Em apenas uma hora e oito minutos, o documentário da HBO consegue ser preciso em vários pontos. Sem desperdiçar nenhum minuto do seu tempo, o diretor Marc Levin (“Brick City”), notório em produções voltadas para temáticas sociais, aborda questões que vão além da economia e do simples rótulo responsável por acusar os mais pobres de morrerem mais devido às suas vulnerabilidades sociais. Um dos debates mais interessantes, e polêmicos, se dá na Universidade de Princeton com os professores de economia Anne Case e Sir Angus Deaton (Nobel de Economia) sobre existir ou não uma espécie de darwinismo social, com os mais pobres não estando aptos para viver na nossa competitiva sociedade. A pergunta sem respostas é se as pessoas mais vulneráveis, vítimas de um discurso de falta de mérito ou esforço, merecem morrer?

Mudando seu foco, Sanjay ainda consegue abordar o impacto das redes sociais sobre as pessoas, principalmente nas mais novas. Todos os riscos da exposição contínua a conteúdos ilusórios, dando a falsa sensação de existir vidas perfeitas, podem abalar as mentes menos preparadas, ou mais inocentes, que passam a achar que aquilo é a realidade. Ao mostrar também a faceta dos males causados pela tecnologia, o documentário se torna mais completo e abre uma possibilidade de diálogo com o público mais jovem.

Com suas multinarrativas transitando entre a sociologia, medicina, economia e tecnologia, “Uma Nação Estressada” se destaca por conseguir levantar diversas problemáticas contemporâneas de modo direto, com uma linguagem simples, propiciando o entendimento do grande público. O fato de Sanjay Gupta ir para a “rua”, deixando o consultório médico, talvez aproveitando sua experiência de jornalista e apresentando casos reais, como o da mulher viciada em remédios contra a dor que decide se tratar do vício, torna a história mais factível e ajuda a criar laços com o público.
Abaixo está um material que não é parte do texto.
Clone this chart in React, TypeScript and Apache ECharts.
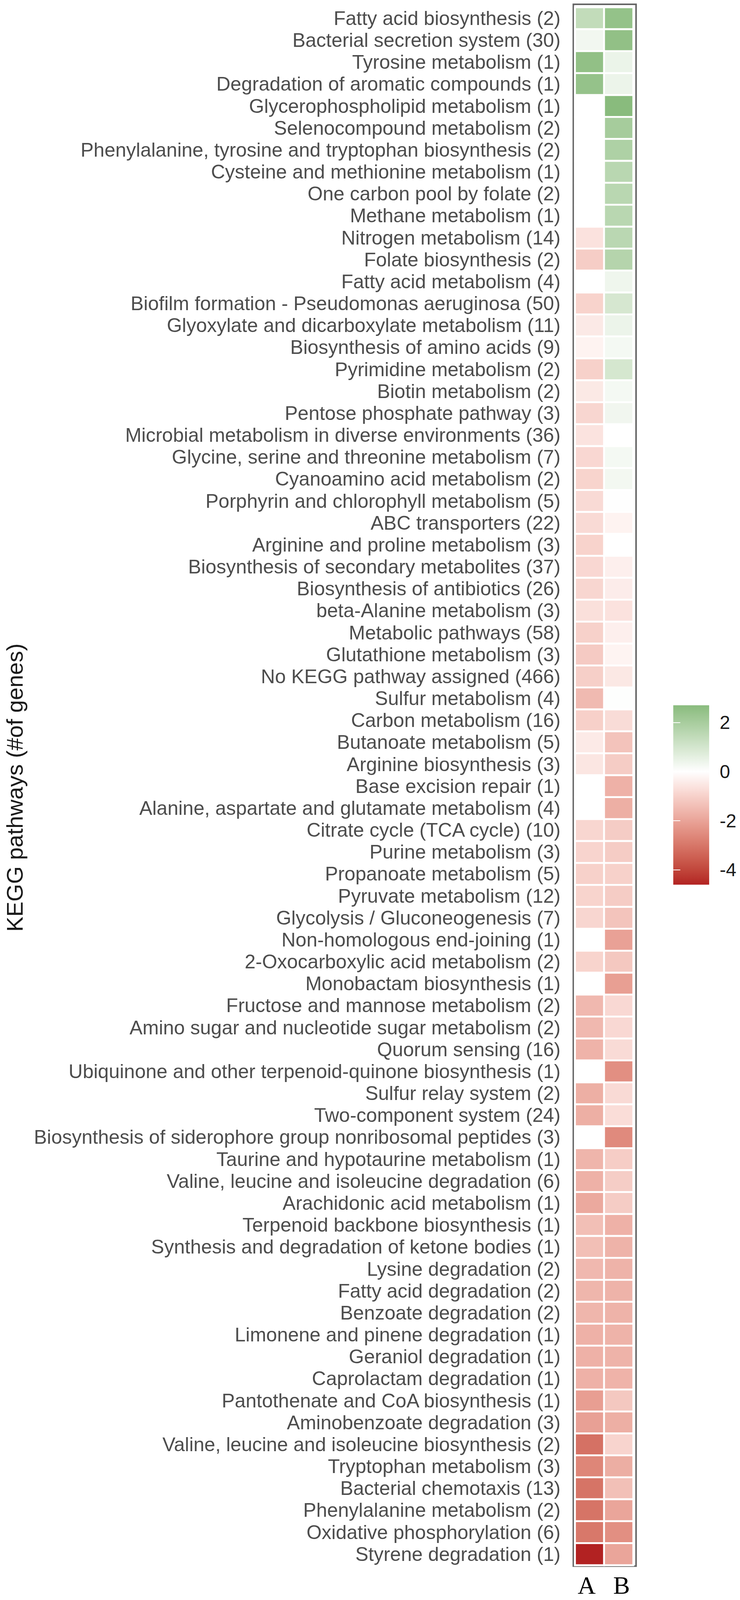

O desenvolvimento causado pela globalização, especialmente a integração econômica, permite abrir os horizontes do documentário. Focado na sociedade americana, os casos apresentados podem muito bem ser aplicados a realidade brasileira, por exemplo. Nossos problemas sociais, cada vez mais complexos, servem de alerta para, no futuro – ou talvez agora – não sejamos também uma nação estressada.